**Given request**
Leave the pictures out, and retype all of the material exactly as written.

**Information supplied**
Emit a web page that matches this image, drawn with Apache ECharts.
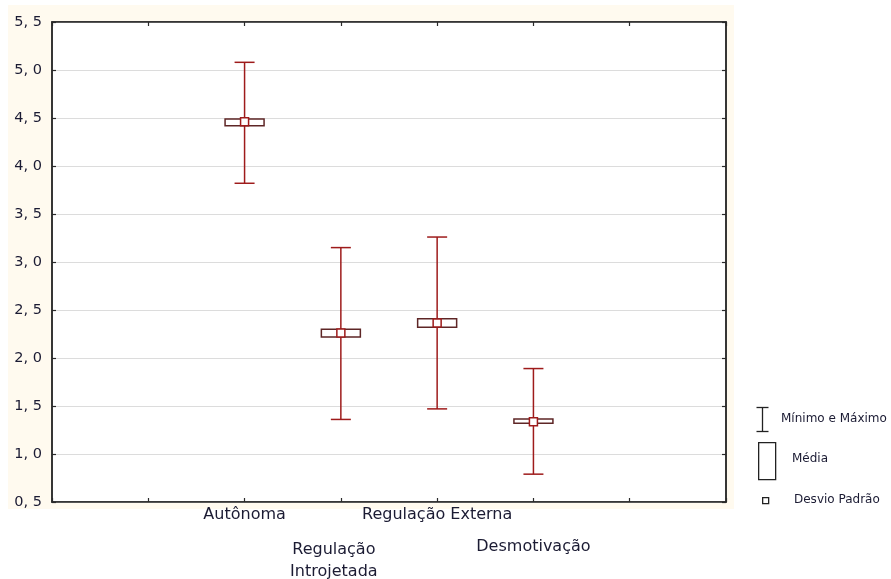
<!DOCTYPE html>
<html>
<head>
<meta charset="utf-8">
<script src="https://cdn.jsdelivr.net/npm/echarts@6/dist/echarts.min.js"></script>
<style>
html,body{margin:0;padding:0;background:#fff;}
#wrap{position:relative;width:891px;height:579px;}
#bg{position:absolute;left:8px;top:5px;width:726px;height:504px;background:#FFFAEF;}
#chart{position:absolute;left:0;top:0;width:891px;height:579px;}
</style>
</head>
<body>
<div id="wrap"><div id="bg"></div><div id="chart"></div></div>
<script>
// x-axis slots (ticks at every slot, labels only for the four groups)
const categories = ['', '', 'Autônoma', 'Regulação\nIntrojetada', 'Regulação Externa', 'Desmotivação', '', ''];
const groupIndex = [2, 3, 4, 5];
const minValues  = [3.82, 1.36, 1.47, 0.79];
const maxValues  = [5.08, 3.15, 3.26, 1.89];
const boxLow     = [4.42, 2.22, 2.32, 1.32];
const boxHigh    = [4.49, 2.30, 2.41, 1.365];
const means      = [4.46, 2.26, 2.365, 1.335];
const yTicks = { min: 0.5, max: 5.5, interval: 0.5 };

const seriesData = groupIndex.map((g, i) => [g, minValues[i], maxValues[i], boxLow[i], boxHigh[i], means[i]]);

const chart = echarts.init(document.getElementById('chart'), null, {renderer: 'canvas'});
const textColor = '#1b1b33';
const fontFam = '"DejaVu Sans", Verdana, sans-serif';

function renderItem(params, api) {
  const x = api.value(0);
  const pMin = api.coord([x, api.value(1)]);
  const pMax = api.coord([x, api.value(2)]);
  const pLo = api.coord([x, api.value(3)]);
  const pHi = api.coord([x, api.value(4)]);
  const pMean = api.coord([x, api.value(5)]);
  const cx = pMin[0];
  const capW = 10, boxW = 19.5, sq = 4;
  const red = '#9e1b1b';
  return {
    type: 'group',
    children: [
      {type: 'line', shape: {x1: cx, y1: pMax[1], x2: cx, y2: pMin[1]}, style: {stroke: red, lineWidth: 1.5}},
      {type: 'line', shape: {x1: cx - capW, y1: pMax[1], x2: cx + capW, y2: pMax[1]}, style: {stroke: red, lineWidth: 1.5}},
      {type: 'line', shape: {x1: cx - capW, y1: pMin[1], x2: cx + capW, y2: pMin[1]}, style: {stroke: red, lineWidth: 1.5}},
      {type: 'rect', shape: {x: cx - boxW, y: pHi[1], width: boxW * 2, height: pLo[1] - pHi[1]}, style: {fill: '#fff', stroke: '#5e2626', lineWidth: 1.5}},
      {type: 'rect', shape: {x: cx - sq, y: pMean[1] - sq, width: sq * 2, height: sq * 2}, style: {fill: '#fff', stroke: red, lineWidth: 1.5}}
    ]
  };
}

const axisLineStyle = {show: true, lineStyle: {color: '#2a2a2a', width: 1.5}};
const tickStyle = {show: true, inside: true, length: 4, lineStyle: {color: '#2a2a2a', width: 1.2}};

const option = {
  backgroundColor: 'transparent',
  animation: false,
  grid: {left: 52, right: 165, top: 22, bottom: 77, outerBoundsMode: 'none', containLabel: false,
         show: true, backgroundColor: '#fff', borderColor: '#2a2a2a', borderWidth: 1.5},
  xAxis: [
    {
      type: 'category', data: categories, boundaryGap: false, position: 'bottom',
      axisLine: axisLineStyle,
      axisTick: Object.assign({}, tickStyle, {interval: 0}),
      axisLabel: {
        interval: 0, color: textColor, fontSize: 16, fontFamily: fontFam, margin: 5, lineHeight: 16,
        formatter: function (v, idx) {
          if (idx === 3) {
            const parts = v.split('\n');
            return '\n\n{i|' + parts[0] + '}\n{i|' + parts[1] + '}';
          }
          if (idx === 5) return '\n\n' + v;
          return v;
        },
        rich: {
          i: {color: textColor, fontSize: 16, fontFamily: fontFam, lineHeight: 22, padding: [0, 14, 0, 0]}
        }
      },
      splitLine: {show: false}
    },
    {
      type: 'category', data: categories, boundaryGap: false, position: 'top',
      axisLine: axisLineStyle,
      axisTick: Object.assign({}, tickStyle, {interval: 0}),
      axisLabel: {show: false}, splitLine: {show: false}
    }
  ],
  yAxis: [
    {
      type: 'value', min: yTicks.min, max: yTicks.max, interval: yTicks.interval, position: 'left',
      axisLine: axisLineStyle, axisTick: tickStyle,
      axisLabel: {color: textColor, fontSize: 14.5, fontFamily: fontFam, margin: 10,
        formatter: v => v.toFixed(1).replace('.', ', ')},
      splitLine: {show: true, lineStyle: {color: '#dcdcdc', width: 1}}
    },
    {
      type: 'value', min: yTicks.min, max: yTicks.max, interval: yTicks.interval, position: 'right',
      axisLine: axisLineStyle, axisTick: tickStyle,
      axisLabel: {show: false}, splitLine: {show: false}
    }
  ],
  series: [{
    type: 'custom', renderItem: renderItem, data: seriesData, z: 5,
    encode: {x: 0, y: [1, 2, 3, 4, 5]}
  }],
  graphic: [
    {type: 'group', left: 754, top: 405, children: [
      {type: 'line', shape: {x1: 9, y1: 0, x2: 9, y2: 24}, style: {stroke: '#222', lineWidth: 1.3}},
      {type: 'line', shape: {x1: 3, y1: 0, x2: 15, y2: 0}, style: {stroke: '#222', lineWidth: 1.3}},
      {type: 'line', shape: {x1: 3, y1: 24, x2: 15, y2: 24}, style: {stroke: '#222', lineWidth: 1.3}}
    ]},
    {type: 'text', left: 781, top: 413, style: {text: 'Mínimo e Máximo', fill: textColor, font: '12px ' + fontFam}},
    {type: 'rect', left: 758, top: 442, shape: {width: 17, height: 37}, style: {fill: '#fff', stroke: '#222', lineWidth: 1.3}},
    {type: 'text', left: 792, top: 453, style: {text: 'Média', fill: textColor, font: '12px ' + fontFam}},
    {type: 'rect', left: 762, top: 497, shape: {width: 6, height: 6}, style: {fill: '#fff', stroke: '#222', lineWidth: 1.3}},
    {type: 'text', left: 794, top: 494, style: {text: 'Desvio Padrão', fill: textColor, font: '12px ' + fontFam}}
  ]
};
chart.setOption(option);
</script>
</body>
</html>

**Response**
Emit a web page that matches this image, drawn with Apache ECharts.
<!DOCTYPE html>
<html>
<head>
<meta charset="utf-8">
<script src="https://cdn.jsdelivr.net/npm/echarts@6/dist/echarts.min.js"></script>
<style>
html,body{margin:0;padding:0;background:#fff;}
#wrap{position:relative;width:891px;height:579px;}
#bg{position:absolute;left:8px;top:5px;width:726px;height:504px;background:#FFFAEF;}
#chart{position:absolute;left:0;top:0;width:891px;height:579px;}
</style>
</head>
<body>
<div id="wrap"><div id="bg"></div><div id="chart"></div></div>
<script>
// x-axis slots (ticks at every slot, labels only for the four groups)
const categories = ['', '', 'Autônoma', 'Regulação\nIntrojetada', 'Regulação Externa', 'Desmotivação', '', ''];
const groupIndex = [2, 3, 4, 5];
const minValues  = [3.82, 1.36, 1.47, 0.79];
const maxValues  = [5.08, 3.15, 3.26, 1.89];
const boxLow     = [4.42, 2.22, 2.32, 1.32];
const boxHigh    = [4.49, 2.30, 2.41, 1.365];
const means      = [4.46, 2.26, 2.365, 1.335];
const yTicks = { min: 0.5, max: 5.5, interval: 0.5 };

const seriesData = groupIndex.map((g, i) => [g, minValues[i], maxValues[i], boxLow[i], boxHigh[i], means[i]]);

const chart = echarts.init(document.getElementById('chart'), null, {renderer: 'canvas'});
const textColor = '#1b1b33';
const fontFam = '"DejaVu Sans", Verdana, sans-serif';

function renderItem(params, api) {
  const x = api.value(0);
  const pMin = api.coord([x, api.value(1)]);
  const pMax = api.coord([x, api.value(2)]);
  const pLo = api.coord([x, api.value(3)]);
  const pHi = api.coord([x, api.value(4)]);
  const pMean = api.coord([x, api.value(5)]);
  const cx = pMin[0];
  const capW = 10, boxW = 19.5, sq = 4;
  const red = '#9e1b1b';
  return {
    type: 'group',
    children: [
      {type: 'line', shape: {x1: cx, y1: pMax[1], x2: cx, y2: pMin[1]}, style: {stroke: red, lineWidth: 1.5}},
      {type: 'line', shape: {x1: cx - capW, y1: pMax[1], x2: cx + capW, y2: pMax[1]}, style: {stroke: red, lineWidth: 1.5}},
      {type: 'line', shape: {x1: cx - capW, y1: pMin[1], x2: cx + capW, y2: pMin[1]}, style: {stroke: red, lineWidth: 1.5}},
      {type: 'rect', shape: {x: cx - boxW, y: pHi[1], width: boxW * 2, height: pLo[1] - pHi[1]}, style: {fill: '#fff', stroke: '#5e2626', lineWidth: 1.5}},
      {type: 'rect', shape: {x: cx - sq, y: pMean[1] - sq, width: sq * 2, height: sq * 2}, style: {fill: '#fff', stroke: red, lineWidth: 1.5}}
    ]
  };
}

const axisLineStyle = {show: true, lineStyle: {color: '#2a2a2a', width: 1.5}};
const tickStyle = {show: true, inside: true, length: 4, lineStyle: {color: '#2a2a2a', width: 1.2}};

const option = {
  backgroundColor: 'transparent',
  animation: false,
  grid: {left: 52, right: 165, top: 22, bottom: 77, outerBoundsMode: 'none', containLabel: false,
         show: true, backgroundColor: '#fff', borderColor: '#2a2a2a', borderWidth: 1.5},
  xAxis: [
    {
      type: 'category', data: categories, boundaryGap: false, position: 'bottom',
      axisLine: axisLineStyle,
      axisTick: Object.assign({}, tickStyle, {interval: 0}),
      axisLabel: {
        interval: 0, color: textColor, fontSize: 16, fontFamily: fontFam, margin: 5, lineHeight: 16,
        formatter: function (v, idx) {
          if (idx === 3) {
            const parts = v.split('\n');
            return '\n\n{i|' + parts[0] + '}\n{i|' + parts[1] + '}';
          }
          if (idx === 5) return '\n\n' + v;
          return v;
        },
        rich: {
          i: {color: textColor, fontSize: 16, fontFamily: fontFam, lineHeight: 22, padding: [0, 14, 0, 0]}
        }
      },
      splitLine: {show: false}
    },
    {
      type: 'category', data: categories, boundaryGap: false, position: 'top',
      axisLine: axisLineStyle,
      axisTick: Object.assign({}, tickStyle, {interval: 0}),
      axisLabel: {show: false}, splitLine: {show: false}
    }
  ],
  yAxis: [
    {
      type: 'value', min: yTicks.min, max: yTicks.max, interval: yTicks.interval, position: 'left',
      axisLine: axisLineStyle, axisTick: tickStyle,
      axisLabel: {color: textColor, fontSize: 14.5, fontFamily: fontFam, margin: 10,
        formatter: v => v.toFixed(1).replace('.', ', ')},
      splitLine: {show: true, lineStyle: {color: '#dcdcdc', width: 1}}
    },
    {
      type: 'value', min: yTicks.min, max: yTicks.max, interval: yTicks.interval, position: 'right',
      axisLine: axisLineStyle, axisTick: tickStyle,
      axisLabel: {show: false}, splitLine: {show: false}
    }
  ],
  series: [{
    type: 'custom', renderItem: renderItem, data: seriesData, z: 5,
    encode: {x: 0, y: [1, 2, 3, 4, 5]}
  }],
  graphic: [
    {type: 'group', left: 754, top: 405, children: [
      {type: 'line', shape: {x1: 9, y1: 0, x2: 9, y2: 24}, style: {stroke: '#222', lineWidth: 1.3}},
      {type: 'line', shape: {x1: 3, y1: 0, x2: 15, y2: 0}, style: {stroke: '#222', lineWidth: 1.3}},
      {type: 'line', shape: {x1: 3, y1: 24, x2: 15, y2: 24}, style: {stroke: '#222', lineWidth: 1.3}}
    ]},
    {type: 'text', left: 781, top: 413, style: {text: 'Mínimo e Máximo', fill: textColor, font: '12px ' + fontFam}},
    {type: 'rect', left: 758, top: 442, shape: {width: 17, height: 37}, style: {fill: '#fff', stroke: '#222', lineWidth: 1.3}},
    {type: 'text', left: 792, top: 453, style: {text: 'Média', fill: textColor, font: '12px ' + fontFam}},
    {type: 'rect', left: 762, top: 497, shape: {width: 6, height: 6}, style: {fill: '#fff', stroke: '#222', lineWidth: 1.3}},
    {type: 'text', left: 794, top: 494, style: {text: 'Desvio Padrão', fill: textColor, font: '12px ' + fontFam}}
  ]
};
chart.setOption(option);
</script>
</body>
</html>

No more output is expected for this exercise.